Duke Energy’s latest 18% rate increase proposal, with a punishing 14% increase in our bills in the first year, is an insult to households already stretched thin.
Like many North Carolinians, I am tired of being treated as a revenue stream for a monopoly utility while working families struggle to keep the lights on.
The hearings happening across the state are supposed to protect the public interest. Instead, more and more people see a system designed to protect Duke Energy’s profits at the public’s expense.
People are not blind to what is happening.
Legislative Republicans took control over appointments to this Commission, Duke Energy backed away from clean energy commitments, and now the company wants another major rate hike while already posting enormous profits.
Meanwhile, nearly one in five North Carolinians has struggled to pay an electric bill.

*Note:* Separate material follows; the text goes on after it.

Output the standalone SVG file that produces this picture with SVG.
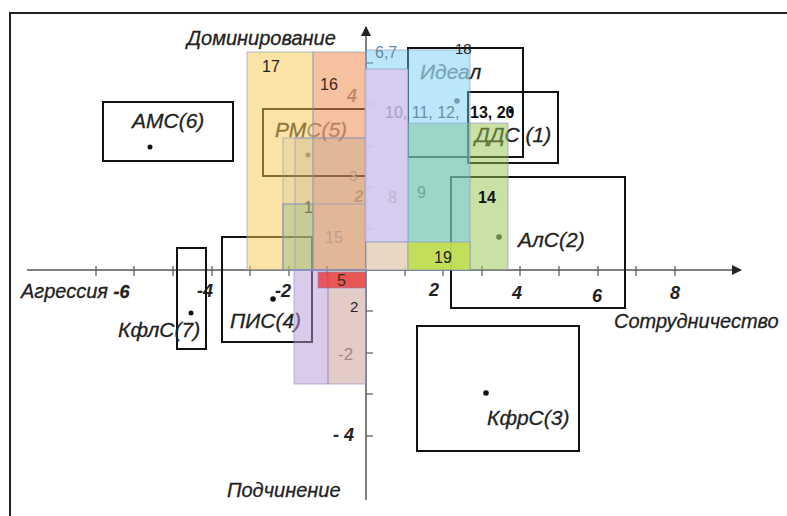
<svg xmlns="http://www.w3.org/2000/svg" width="787" height="516" viewBox="0 0 787 516">
<defs>
<marker id="arr" viewBox="0 0 10 10" refX="9" refY="5" markerWidth="10" markerHeight="10" markerUnits="userSpaceOnUse" orient="auto">
<path d="M0,0 L10,5 L0,10 Z" fill="#222"/>
</marker>
</defs>
<style>
.box{fill:none;stroke:#111;stroke-width:2}
.dot{fill:#111}
.lbl{font-family:"Liberation Sans",Arial,sans-serif;font-style:italic;font-size:21px;fill:#222;stroke:#222;stroke-width:0.3}
.ax{font-family:"Liberation Sans",Arial,sans-serif;font-style:italic;font-size:20px;fill:#222;stroke:#222;stroke-width:0.3}
.num{font-family:"Liberation Sans",Arial,sans-serif;font-style:italic;font-weight:bold;font-size:18px;fill:#222}
.rn{font-family:"Liberation Sans",Arial,sans-serif;font-size:16px;fill:#222}
.rb{font-family:"Liberation Sans",Arial,sans-serif;font-size:16px;font-weight:bold;fill:#111}
.reg{stroke:#7f8fc0;stroke-width:0.8;stroke-opacity:0.7}
.tick{stroke:#555;stroke-width:1.2}
</style>
<rect x="10" y="13" width="800" height="520" fill="#fff" stroke="#222" stroke-width="2"/>

<g id="connectors">
<line x1="27" y1="270" x2="741" y2="270" stroke="#555" stroke-width="1.5" marker-end="url(#arr)"/>
<line x1="366" y1="500" x2="366" y2="27" stroke="#555" stroke-width="1.5" marker-end="url(#arr)"/>
<g class="tick">
<line x1="96" y1="266" x2="96" y2="276"/><line x1="134" y1="266" x2="134" y2="276"/>
<line x1="173" y1="266" x2="173" y2="276"/><line x1="212" y1="266" x2="212" y2="276"/>
<line x1="250" y1="266" x2="250" y2="276"/><line x1="289" y1="266" x2="289" y2="276"/>
<line x1="327" y1="266" x2="327" y2="276"/><line x1="405" y1="266" x2="405" y2="276"/>
<line x1="443" y1="266" x2="443" y2="276"/><line x1="482" y1="266" x2="482" y2="276"/>
<line x1="520" y1="266" x2="520" y2="276"/><line x1="559" y1="266" x2="559" y2="276"/>
<line x1="598" y1="266" x2="598" y2="276"/><line x1="636" y1="266" x2="636" y2="276"/>
<line x1="675" y1="266" x2="675" y2="276"/>
<line x1="366" y1="311" x2="373" y2="311"/><line x1="366" y1="353" x2="373" y2="353"/>
<line x1="366" y1="394" x2="373" y2="394"/><line x1="366" y1="436" x2="373" y2="436"/>
<line x1="366" y1="229" x2="373" y2="229"/><line x1="366" y1="187" x2="373" y2="187"/>
<line x1="366" y1="146" x2="373" y2="146"/><line x1="366" y1="104" x2="373" y2="104"/>
<line x1="366" y1="63" x2="373" y2="63"/>
</g>
<text class="ax" x="187" y="45">Доминирование</text>
<text class="ax" x="227" y="497">Подчинение</text>
<text class="ax" x="614" y="328">Сотрудничество</text>
<text class="ax" x="21" y="298">Агрессия <tspan class="num" style="font-size:18px">-6</tspan></text>
<text class="num" x="197" y="297">-4</text>
<text class="num" x="275" y="297">-2</text>
<text class="num" x="429" y="296">2</text>
<text class="num" x="512" y="299">4</text>
<text class="num" x="592" y="302">6</text>
<text class="num" x="670" y="299">8</text>
<text class="num" x="333" y="441">- 4</text>
<text class="num" x="347" y="102" style="fill:#888">4</text>
<text class="num" x="354" y="202" style="fill:#aaa;font-size:17px">2</text>
<text class="rn" x="338" y="360" style="fill:#777;font-size:17px">-2</text>
</g>

<g id="node-ams">
<rect class="box" x="103" y="102" width="130" height="59"/>
<text class="lbl" x="132" y="128">АМС(6)</text>
<circle class="dot" cx="150" cy="147" r="2.5"/>
</g>
<g id="node-rms">
<rect class="box" x="263" y="109" width="103" height="67"/>
<text class="lbl" x="275" y="137">РМ<tspan style="fill:#777;stroke:#777">С(5)</tspan></text>
<circle class="dot" cx="308" cy="155" r="2.5" style="fill:#777"/>
</g>
<g id="node-ideal">
<rect class="box" x="408" y="48" width="115" height="109"/>
<text class="lbl" x="420" y="79"><tspan style="fill:#888;stroke:#888">Идеа</tspan>л</text>
<circle class="dot" cx="457" cy="101" r="2.8" style="fill:#777"/>
</g>
<g id="node-dds">
<rect class="box" x="468" y="92" width="90" height="71"/>
<text class="lbl" x="475" y="142">ДДС (1)</text>
<circle class="dot" cx="511" cy="111" r="2.3"/>
</g>
<g id="node-als">
<rect class="box" x="451" y="177" width="174" height="131"/>
<text class="lbl" x="518" y="247">АлС(2)</text>
<circle class="dot" cx="499" cy="237" r="2.8" style="fill:#444"/>
</g>
<g id="node-kfrs">
<rect class="box" x="417" y="326" width="162" height="125"/>
<text class="lbl" x="487" y="425">КфрС(3)</text>
<circle class="dot" cx="486" cy="393" r="2.8"/>
</g>
<g id="node-kfls">
<rect class="box" x="177" y="248" width="29" height="101"/>
<text class="lbl" x="118" y="337">КфлС(7)</text>
<circle class="dot" cx="191" cy="313" r="2.5"/>
</g>
<g id="node-pis">
<rect class="box" x="222" y="237" width="90" height="105"/>
<text class="lbl" x="230" y="328">ПИС(4)</text>
<circle class="dot" cx="273" cy="299" r="2.8"/>
</g>

<g id="region-17"><rect class="reg" x="247" y="52" width="66" height="218" fill="#f8c850" fill-opacity="0.5"/></g>
<g id="region-16"><rect class="reg" x="313" y="52" width="53" height="218" fill="#ee8e50" fill-opacity="0.55"/></g>
<g id="region-3">
<rect class="reg" x="283" y="138" width="83" height="132" fill="#a09880" fill-opacity="0.13"/>
<rect class="reg" x="295" y="138" width="71" height="132" fill="#a09880" fill-opacity="0.13"/>
</g>
<g id="region-1"><rect class="reg" x="283" y="204" width="30" height="66" fill="#90c080" fill-opacity="0.35"/></g>
<g id="region-15"><rect class="reg" x="283" y="204" width="83" height="66" fill="none"/></g>
<g id="region-9-14"><rect class="reg" x="408" y="123" width="100" height="147" fill="#94c44b" fill-opacity="0.5"/></g>
<g id="region-6-7"><rect class="reg" x="366" y="50" width="104" height="220" fill="#68caf4" fill-opacity="0.45"/></g>
<g id="region-8"><rect class="reg" x="365" y="69" width="43" height="173" fill="#d8c8ee" fill-opacity="0.88"/></g>
<g id="region-peach"><rect class="reg" x="366" y="242" width="42" height="28" fill="#f0d4b8" fill-opacity="0.85"/></g>
<g id="region-19"><rect class="reg" x="408" y="242" width="62" height="28" fill="#cde040" fill-opacity="0.8"/></g>
<g id="region-low-a"><rect class="reg" x="294" y="270" width="34" height="114" fill="#b898d8" fill-opacity="0.5"/></g>
<g id="region-2"><rect class="reg" x="328" y="270" width="38" height="114" fill="#c89890" fill-opacity="0.5"/></g>
<g id="region-5"><rect class="reg" x="318" y="272" width="48" height="16" fill="#e83838" fill-opacity="0.8"/></g>

<g id="region-labels">
<text class="rn" x="262" y="72">17</text>
<text class="rn" x="320" y="90" style="fill:#3a2a20">16</text>
<text class="rn" x="375" y="58" style="fill:#6a8aa0">6,7</text>
<text class="rn" x="455" y="54" style="font-size:15px">18</text>
<text class="rn" x="385" y="118" style="fill:#a8a0c8">10, <tspan style="fill:#6a90a8">11, 12,</tspan></text>
<text class="rb" x="470" y="118">13, 20</text>
<text class="rn" x="349" y="181" style="fill:#b8a090;font-size:15px">3</text>
<text class="rn" x="388" y="203" style="fill:#c0b4d4">8</text>
<text class="rn" x="417" y="198" style="fill:#70a898">9</text>
<text class="rb" x="478" y="203">14</text>
<text class="rn" x="304" y="213" style="fill:#807850">1</text>
<text class="rn" x="325" y="243" style="fill:#c0a088">15</text>
<text class="rn" x="434" y="263">19</text>
<text class="rn" x="337" y="286" style="fill:#331">5</text>
<text class="rn" x="350" y="312" style="font-size:15px">2</text>
</g>
</svg>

Justice Anita Earls said it plainly in her dissent to the North Carolina Supreme Court decision approving Duke’s rate hikes. She called the Commission’s actions “quite plainly unlawful and arbitrary” and warned that regulators and courts were simply taking Duke Energy “at its word” instead of asking whether these rates were fair to the public.
She also pointed out something no one has been able to explain:
Why should customers in western North Carolina pay millions more for the exact same electrical service provided elsewhere in the state?
The answer is not economics.
It is power.
Political power. Corporate power. Monopoly power.
And people across this state are tired of watching powerful interests rig the system while ordinary families pay the price.
Although the commission held its final scheduled public hearing on Duke Energy’s pending rate cases last week, I want to send a clear message on behalf of every family struggling with rising bills and every worker being told to sacrifice while corporations collect record profits.
We are done accepting corporate greed as inevitable.
Because this did not have to happen.
State supreme courts can stand up to monopoly power and protect working families.
The Republican majority on our Supreme Court chose not to.
But Justice Anita Earls did.
She stood up for consumers, for working families, and for the principle that the law is supposed to protect people — not just profits.
North Carolinians deserve affordable power, honest regulation, and leaders with the courage to stand up to powerful corporations no matter who they are. So members of the North Carolina Utilities Commission, I ask, will you stand up for North Carolinians and the law, or will you stand up for Duke Energy’s bottom line?